# PROBLEM STATEMENT
Print, word for word, the opening line of the data below and every line after it through the line that contains "bar_layer = alt.layer(bars, bar_text)", but not the pictures.
···
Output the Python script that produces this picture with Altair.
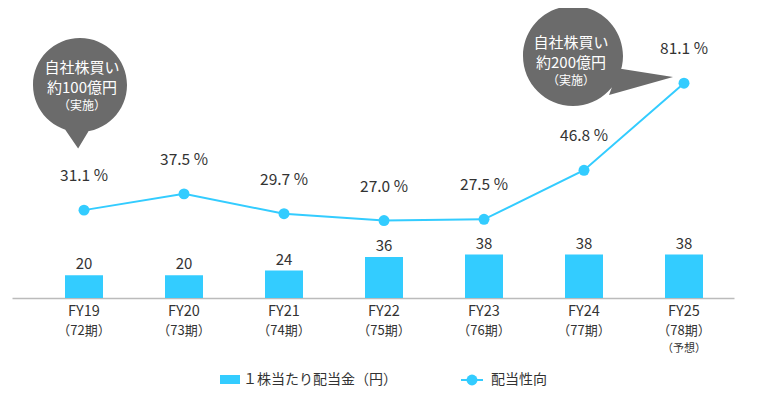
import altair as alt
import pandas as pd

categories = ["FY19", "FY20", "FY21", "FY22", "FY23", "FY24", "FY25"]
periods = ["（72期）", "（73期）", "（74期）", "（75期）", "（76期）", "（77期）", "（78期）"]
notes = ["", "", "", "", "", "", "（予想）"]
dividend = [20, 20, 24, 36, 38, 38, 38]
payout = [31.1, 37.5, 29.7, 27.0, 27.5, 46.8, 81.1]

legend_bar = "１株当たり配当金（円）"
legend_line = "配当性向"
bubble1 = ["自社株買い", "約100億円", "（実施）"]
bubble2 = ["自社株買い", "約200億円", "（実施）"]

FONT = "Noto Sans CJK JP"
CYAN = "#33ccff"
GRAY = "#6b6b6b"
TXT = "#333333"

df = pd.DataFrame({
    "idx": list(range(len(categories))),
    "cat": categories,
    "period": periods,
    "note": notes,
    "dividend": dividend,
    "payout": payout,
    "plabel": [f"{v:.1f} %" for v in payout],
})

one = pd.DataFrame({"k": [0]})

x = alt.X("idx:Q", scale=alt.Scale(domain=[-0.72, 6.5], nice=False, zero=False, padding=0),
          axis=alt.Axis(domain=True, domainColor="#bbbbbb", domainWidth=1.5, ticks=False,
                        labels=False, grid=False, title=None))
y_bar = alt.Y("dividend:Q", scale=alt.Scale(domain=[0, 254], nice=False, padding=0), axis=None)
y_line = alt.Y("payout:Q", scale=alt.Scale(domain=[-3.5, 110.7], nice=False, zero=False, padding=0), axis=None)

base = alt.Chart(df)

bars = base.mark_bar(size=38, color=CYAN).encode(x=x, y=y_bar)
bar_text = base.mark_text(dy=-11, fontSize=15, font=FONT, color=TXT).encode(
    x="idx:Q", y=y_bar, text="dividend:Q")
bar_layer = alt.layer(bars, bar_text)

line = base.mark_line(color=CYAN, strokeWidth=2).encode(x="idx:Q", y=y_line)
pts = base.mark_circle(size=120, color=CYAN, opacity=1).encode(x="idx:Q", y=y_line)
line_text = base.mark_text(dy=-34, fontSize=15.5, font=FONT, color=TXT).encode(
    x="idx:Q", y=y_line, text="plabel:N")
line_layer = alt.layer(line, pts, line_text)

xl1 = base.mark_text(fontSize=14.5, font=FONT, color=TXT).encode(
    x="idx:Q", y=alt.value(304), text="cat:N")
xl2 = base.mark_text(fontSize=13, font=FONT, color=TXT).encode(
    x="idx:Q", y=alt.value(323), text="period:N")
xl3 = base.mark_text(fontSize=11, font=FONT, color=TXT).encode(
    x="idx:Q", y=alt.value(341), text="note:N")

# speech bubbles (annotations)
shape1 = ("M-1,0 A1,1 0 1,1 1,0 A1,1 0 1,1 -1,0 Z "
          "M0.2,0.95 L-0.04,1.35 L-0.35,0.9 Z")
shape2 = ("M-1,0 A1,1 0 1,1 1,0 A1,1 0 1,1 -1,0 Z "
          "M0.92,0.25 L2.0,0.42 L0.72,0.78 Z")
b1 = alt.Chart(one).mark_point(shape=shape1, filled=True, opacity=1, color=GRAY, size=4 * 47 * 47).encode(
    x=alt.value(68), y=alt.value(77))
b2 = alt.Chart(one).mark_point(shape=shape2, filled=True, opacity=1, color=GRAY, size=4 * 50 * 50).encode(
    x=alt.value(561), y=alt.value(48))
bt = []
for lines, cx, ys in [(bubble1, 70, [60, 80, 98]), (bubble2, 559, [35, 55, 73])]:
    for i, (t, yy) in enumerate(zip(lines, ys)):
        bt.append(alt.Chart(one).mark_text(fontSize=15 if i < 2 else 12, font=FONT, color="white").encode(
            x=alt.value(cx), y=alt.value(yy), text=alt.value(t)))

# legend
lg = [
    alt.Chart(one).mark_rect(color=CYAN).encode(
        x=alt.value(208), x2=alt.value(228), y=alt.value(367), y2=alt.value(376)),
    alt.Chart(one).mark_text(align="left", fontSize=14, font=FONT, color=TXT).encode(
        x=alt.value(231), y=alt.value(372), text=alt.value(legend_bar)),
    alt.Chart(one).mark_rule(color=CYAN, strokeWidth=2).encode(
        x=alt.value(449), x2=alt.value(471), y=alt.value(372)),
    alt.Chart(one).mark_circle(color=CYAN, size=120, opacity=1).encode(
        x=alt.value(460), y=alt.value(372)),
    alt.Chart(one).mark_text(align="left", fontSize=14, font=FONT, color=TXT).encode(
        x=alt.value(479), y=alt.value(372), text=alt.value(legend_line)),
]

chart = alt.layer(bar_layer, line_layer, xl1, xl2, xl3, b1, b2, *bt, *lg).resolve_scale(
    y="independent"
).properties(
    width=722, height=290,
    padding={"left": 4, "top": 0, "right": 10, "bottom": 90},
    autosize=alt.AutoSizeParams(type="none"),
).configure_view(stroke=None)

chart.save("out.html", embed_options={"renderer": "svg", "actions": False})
···
# RESPONSE FOR THIS EXERCISE
Output the Python script that produces this picture with Altair.
import altair as alt
import pandas as pd

categories = ["FY19", "FY20", "FY21", "FY22", "FY23", "FY24", "FY25"]
periods = ["（72期）", "（73期）", "（74期）", "（75期）", "（76期）", "（77期）", "（78期）"]
notes = ["", "", "", "", "", "", "（予想）"]
dividend = [20, 20, 24, 36, 38, 38, 38]
payout = [31.1, 37.5, 29.7, 27.0, 27.5, 46.8, 81.1]

legend_bar = "１株当たり配当金（円）"
legend_line = "配当性向"
bubble1 = ["自社株買い", "約100億円", "（実施）"]
bubble2 = ["自社株買い", "約200億円", "（実施）"]

FONT = "Noto Sans CJK JP"
CYAN = "#33ccff"
GRAY = "#6b6b6b"
TXT = "#333333"

df = pd.DataFrame({
    "idx": list(range(len(categories))),
    "cat": categories,
    "period": periods,
    "note": notes,
    "dividend": dividend,
    "payout": payout,
    "plabel": [f"{v:.1f} %" for v in payout],
})

one = pd.DataFrame({"k": [0]})

x = alt.X("idx:Q", scale=alt.Scale(domain=[-0.72, 6.5], nice=False, zero=False, padding=0),
          axis=alt.Axis(domain=True, domainColor="#bbbbbb", domainWidth=1.5, ticks=False,
                        labels=False, grid=False, title=None))
y_bar = alt.Y("dividend:Q", scale=alt.Scale(domain=[0, 254], nice=False, padding=0), axis=None)
y_line = alt.Y("payout:Q", scale=alt.Scale(domain=[-3.5, 110.7], nice=False, zero=False, padding=0), axis=None)

base = alt.Chart(df)

bars = base.mark_bar(size=38, color=CYAN).encode(x=x, y=y_bar)
bar_text = base.mark_text(dy=-11, fontSize=15, font=FONT, color=TXT).encode(
    x="idx:Q", y=y_bar, text="dividend:Q")
bar_layer = alt.layer(bars, bar_text)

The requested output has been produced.